[What to work on] Pictures are not part of the copy. Retype the lines from the first one through the line that contains "const yTicksA = [0, 1, 2, 3, 4, 5]".

[Collected data]

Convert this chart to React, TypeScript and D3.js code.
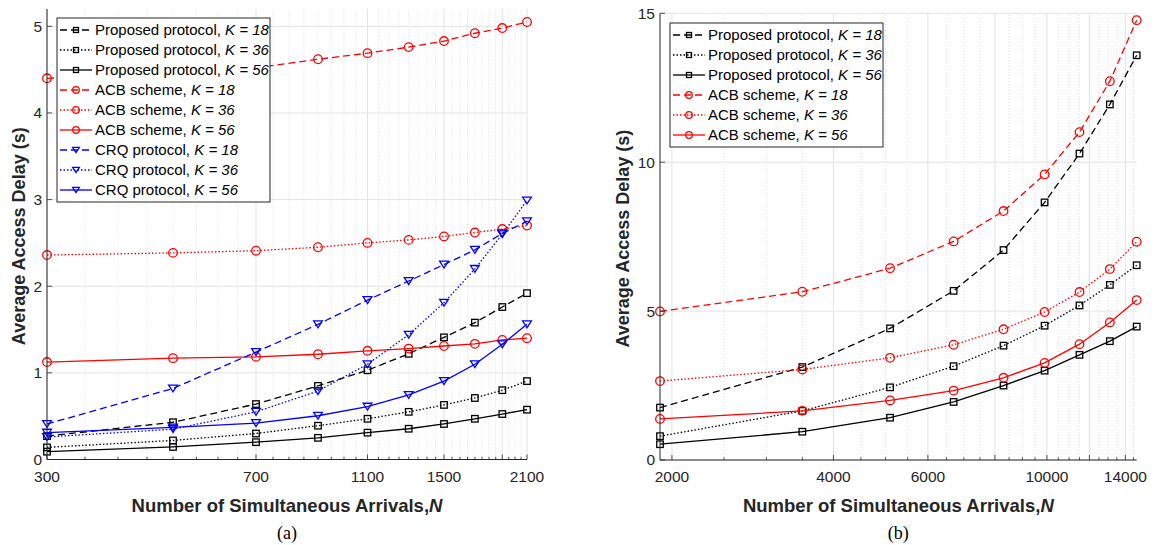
import React from 'react'
import * as d3 from 'd3'

// panel (a)
const nA = [300, 500, 700, 900, 1100, 1300, 1500, 1700, 1900, 2100]
const propA18 = [0.27, 0.43, 0.64, 0.85, 1.03, 1.22, 1.41, 1.58, 1.76, 1.92]
const propA36 = [0.14, 0.22, 0.3, 0.39, 0.47, 0.55, 0.63, 0.71, 0.8, 0.905]
const propA56 = [0.09, 0.145, 0.2, 0.25, 0.31, 0.355, 0.41, 0.47, 0.525, 0.575]
const acbA18 = [4.4, 4.46, 4.52, 4.62, 4.69, 4.76, 4.83, 4.92, 4.98, 5.05]
const acbA36 = [2.36, 2.385, 2.41, 2.45, 2.5, 2.535, 2.575, 2.62, 2.66, 2.7]
const acbA56 = [1.125, 1.17, 1.185, 1.215, 1.255, 1.28, 1.31, 1.335, 1.38, 1.4]
const crqA18 = [0.41, 0.82, 1.24, 1.56, 1.84, 2.06, 2.25, 2.42, 2.61, 2.75]
const crqA36 = [0.26, 0.35, 0.55, 0.79, 1.1, 1.44, 1.81, 2.2, 2.6, 2.99]
const crqA56 = [0.31, 0.37, 0.42, 0.505, 0.61, 0.745, 0.905, 1.1, 1.33, 1.56]
const xTicksA = [300, 700, 1100, 1500, 2100]
const xMajorA = [300, 700, 1100, 1500, 1900, 2100]
const yTicksA = [0, 1, 2, 3, 4, 5]

// panel (b)
const nB = [1900, 3500, 5100, 6700, 8300, 9900, 11500, 13100, 14700]
const propB18 = [1.76, 3.12, 4.42, 5.68, 7.05, 8.65, 10.29, 11.94, 13.59]
const propB36 = [0.8, 1.65, 2.44, 3.15, 3.84, 4.51, 5.19, 5.88, 6.54]
const propB56 = [0.53, 0.95, 1.42, 1.95, 2.5, 3.0, 3.53, 3.99, 4.48]
const acbB18 = [4.99, 5.65, 6.44, 7.34, 8.36, 9.59, 11.01, 12.72, 14.77]
const acbB36 = [2.65, 3.04, 3.43, 3.87, 4.39, 4.97, 5.64, 6.41, 7.33]
const acbB56 = [1.38, 1.65, 2.0, 2.33, 2.76, 3.26, 3.89, 4.62, 5.37]
const xTicksB = [2000, 4000, 6000, 10000, 14000]
const xMajorB = [2000, 4000, 6000, 8000, 10000, 12000, 14000]
const yTicksB = [0, 5, 10, 15]

const AX = '#262626'
const FONT = 'Liberation Sans, Arial, sans-serif'

type Series = {
	label: string
	k: string
	values: number[]
	color: string
	dash: string | undefined
	marker: 'square' | 'circle' | 'tri'
}

const DASHED = '7,4'
const DOTTED = '1.5,2'

const mk = (label: string, k: string, values: number[], color: string, dash: string | undefined, marker: Series['marker']): Series => ({ label, k, values, color, dash, marker })

const seriesA: Series[] = [
	mk('Proposed protocol, ', '18', propA18, '#000', DASHED, 'square'),
	mk('Proposed protocol, ', '36', propA36, '#000', DOTTED, 'square'),
	mk('Proposed protocol, ', '56', propA56, '#000', undefined, 'square'),
	mk('ACB scheme, ', '18', acbA18, '#ff0000', DASHED, 'circle'),
	mk('ACB scheme, ', '36', acbA36, '#ff0000', DOTTED, 'circle'),
	mk('ACB scheme, ', '56', acbA56, '#ff0000', undefined, 'circle'),
	mk('CRQ protocol, ', '18', crqA18, '#0000ff', DASHED, 'tri'),
	mk('CRQ protocol, ', '36', crqA36, '#0000ff', DOTTED, 'tri'),
	mk('CRQ protocol, ', '56', crqA56, '#0000ff', undefined, 'tri'),
]

const seriesB: Series[] = [
	mk('Proposed protocol, ', '18', propB18, '#000', DASHED, 'square'),
	mk('Proposed protocol, ', '36', propB36, '#000', DOTTED, 'square'),
	mk('Proposed protocol, ', '56', propB56, '#000', undefined, 'square'),
	mk('ACB scheme, ', '18', acbB18, '#ff0000', DASHED, 'circle'),
	mk('ACB scheme, ', '36', acbB36, '#ff0000', DOTTED, 'circle'),
	mk('ACB scheme, ', '56', acbB56, '#ff0000', undefined, 'circle'),
]

const Marker = ({ type, x, y, color, s }: { type: Series['marker']; x: number; y: number; color: string; s: number }) => {
	if (type === 'square') {
		return <rect x={x - s / 2} y={y - s / 2} width={s} height={s} fill="none" stroke={color} strokeWidth={1.3} />
	}
	if (type === 'circle') {
		return <circle cx={x} cy={y} r={s * 0.66} fill="none" stroke={color} strokeWidth={1.3} />
	}
	const w = s * 1.35
	const h = s * 1.05
	return (
		<path
			d={`M${x - w / 2},${y - h / 2}L${x + w / 2},${y - h / 2}L${x},${y + h / 2}Z`}
			fill="none"
			stroke={color}
			strokeWidth={1.3}
		/>
	)
}

type PanelProps = {
	n: number[]
	series: Series[]
	xDomain: [number, number]
	xRange: [number, number]
	yDomain: [number, number]
	yRange: [number, number]
	xTicks: number[]
	xMajor: number[]
	minorStep: number
	yTicks: number[]
	yLabelOffset: number
	legend: { x: number; y: number; w: number }
	caption: string
}

const Panel = (p: PanelProps) => {
	const x = d3.scaleLog().domain(p.xDomain).range(p.xRange)
	const y = d3.scaleLinear().domain(p.yDomain).range(p.yRange)
	const [x0, x1] = p.xRange
	const [yb, yt] = p.yRange
	const minor = d3
		.range(Math.ceil(p.xDomain[0] / p.minorStep) * p.minorStep, p.xDomain[1] + 1, p.minorStep)
		.filter((v) => !p.xMajor.includes(v))
	const line = d3
		.line<number>()
		.x((_, i) => x(p.n[i]))
		.y((d) => y(d))
	const cx = (x0 + x1) / 2
	const rowH = 20
	const legH = p.series.length * rowH + 4

	return (
		<g>
			{/* grid */}
			{minor.map((v) => (
				<line key={'m' + v} x1={x(v)} x2={x(v)} y1={yb} y2={yt} stroke="#d4d4d4" strokeWidth={0.8} strokeDasharray="1,2" />
			))}
			{p.xMajor.map((v) => (
				<line key={'M' + v} x1={x(v)} x2={x(v)} y1={yb} y2={yt} stroke="#e3e3e3" strokeWidth={1} />
			))}
			{p.yTicks.map((v) => (
				<line key={'y' + v} x1={x0} x2={x1} y1={y(v)} y2={y(v)} stroke="#e3e3e3" strokeWidth={1} />
			))}

			{/* series */}
			{p.series.map((s, si) => (
				<g key={si}>
					<path d={line(s.values) || ''} fill="none" stroke={s.color} strokeWidth={1.3} strokeDasharray={s.dash} />
					{s.values.map((v, i) => (
						<Marker key={i} type={s.marker} x={x(p.n[i])} y={y(v)} color={s.color} s={6.5} />
					))}
				</g>
			))}

			{/* axes */}
			<line x1={x0} x2={x0} y1={yb} y2={yt} stroke={AX} strokeWidth={1} />
			<line x1={x0} x2={x1} y1={yb} y2={yb} stroke={AX} strokeWidth={1} />
			{minor.map((v) => (
				<line key={'mt' + v} x1={x(v)} x2={x(v)} y1={yb} y2={yb - 2.7} stroke={AX} strokeWidth={0.8} />
			))}
			{p.xMajor.map((v) => (
				<line key={'Mt' + v} x1={x(v)} x2={x(v)} y1={yb} y2={yb - 5} stroke={AX} strokeWidth={0.8} />
			))}
			{p.yTicks.map((v) => (
				<g key={'yt' + v}>
					<line x1={x0} x2={x0 + 5} y1={y(v)} y2={y(v)} stroke={AX} strokeWidth={0.8} />
					<text x={x0 - 5} y={y(v)} dy="0.35em" textAnchor="end" fontSize={15.5} fontFamily={FONT} fill={AX}>
						{v}
					</text>
				</g>
			))}
			{p.xTicks.map((v) => (
				<text key={'xl' + v} x={x(v)} y={yb + 22} textAnchor="middle" fontSize={15.5} fontFamily={FONT} fill={AX}>
					{v}
				</text>
			))}
			<text x={cx} y={yb + 52} textAnchor="middle" fontSize={18.5} fontWeight="bold" fontFamily={FONT} fill={AX}>
				Number of Simultaneous Arrivals,<tspan fontStyle="italic">N</tspan>
			</text>
			<text
				transform={`translate(${x0 - p.yLabelOffset},${(yb + yt) / 2 + 2}) rotate(-90)`}
				textAnchor="middle"
				fontSize={18}
				fontWeight="bold"
				fontFamily={FONT}
				fill={AX}
			>
				Average Access Delay (s)
			</text>
			<text x={cx} y={yb + 79} textAnchor="middle" fontSize={18} fontFamily="Liberation Serif, Times New Roman, serif" fill="#000">
				{p.caption}
			</text>

			{/* legend */}
			<rect x={p.legend.x} y={p.legend.y} width={p.legend.w} height={legH} fill="#fff" stroke={AX} strokeWidth={1} />
			{p.series.map((s, i) => {
				const ry = p.legend.y + 12 + i * rowH
				const lx = p.legend.x + 3
				return (
					<g key={'lg' + i}>
						<line x1={lx} x2={lx + 32} y1={ry} y2={ry} stroke={s.color} strokeWidth={1.3} strokeDasharray={s.dash} />
						<Marker type={s.marker} x={lx + 16} y={ry} color={s.color} s={5} />
						<text x={lx + 35} y={ry} dy="0.36em" fontSize={15} fontFamily={FONT} fill="#000">
							{s.label}
							<tspan fontStyle="italic">K = {s.k}</tspan>
						</text>
					</g>
				)
			})}
		</g>
	)
}

const App = () => {
	return (
		<svg width={1155} height={545} style={{ position: 'absolute', left: 0, top: 0, background: '#fff' }}>
			<Panel
				n={nA}
				series={seriesA}
				xDomain={[300, 2100]}
				xRange={[47, 527]}
				yDomain={[0, 5.2]}
				yRange={[459.5, 9]}
				xTicks={xTicksA}
				xMajor={xMajorA}
				minorStep={50}
				yTicks={yTicksA}
				yLabelOffset={22}
				legend={{ x: 57, y: 18, w: 213 }}
				caption="(a)"
			/>
			<Panel
				n={nB}
				series={seriesB}
				xDomain={[1900, 14700]}
				xRange={[660, 1136.7]}
				yDomain={[0, 15]}
				yRange={[460, 13.3]}
				xTicks={xTicksB}
				xMajor={xMajorB}
				minorStep={500}
				yTicks={yTicksB}
				yLabelOffset={31}
				legend={{ x: 670, y: 23, w: 213 }}
				caption="(b)"
			/>
		</svg>
	)
}

export default App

[The reply]
Convert this chart to React, TypeScript and D3.js code.
import React from 'react'
import * as d3 from 'd3'

// panel (a)
const nA = [300, 500, 700, 900, 1100, 1300, 1500, 1700, 1900, 2100]
const propA18 = [0.27, 0.43, 0.64, 0.85, 1.03, 1.22, 1.41, 1.58, 1.76, 1.92]
const propA36 = [0.14, 0.22, 0.3, 0.39, 0.47, 0.55, 0.63, 0.71, 0.8, 0.905]
const propA56 = [0.09, 0.145, 0.2, 0.25, 0.31, 0.355, 0.41, 0.47, 0.525, 0.575]
const acbA18 = [4.4, 4.46, 4.52, 4.62, 4.69, 4.76, 4.83, 4.92, 4.98, 5.05]
const acbA36 = [2.36, 2.385, 2.41, 2.45, 2.5, 2.535, 2.575, 2.62, 2.66, 2.7]
const acbA56 = [1.125, 1.17, 1.185, 1.215, 1.255, 1.28, 1.31, 1.335, 1.38, 1.4]
const crqA18 = [0.41, 0.82, 1.24, 1.56, 1.84, 2.06, 2.25, 2.42, 2.61, 2.75]
const crqA36 = [0.26, 0.35, 0.55, 0.79, 1.1, 1.44, 1.81, 2.2, 2.6, 2.99]
const crqA56 = [0.31, 0.37, 0.42, 0.505, 0.61, 0.745, 0.905, 1.1, 1.33, 1.56]
const xTicksA = [300, 700, 1100, 1500, 2100]
const xMajorA = [300, 700, 1100, 1500, 1900, 2100]
const yTicksA = [0, 1, 2, 3, 4, 5]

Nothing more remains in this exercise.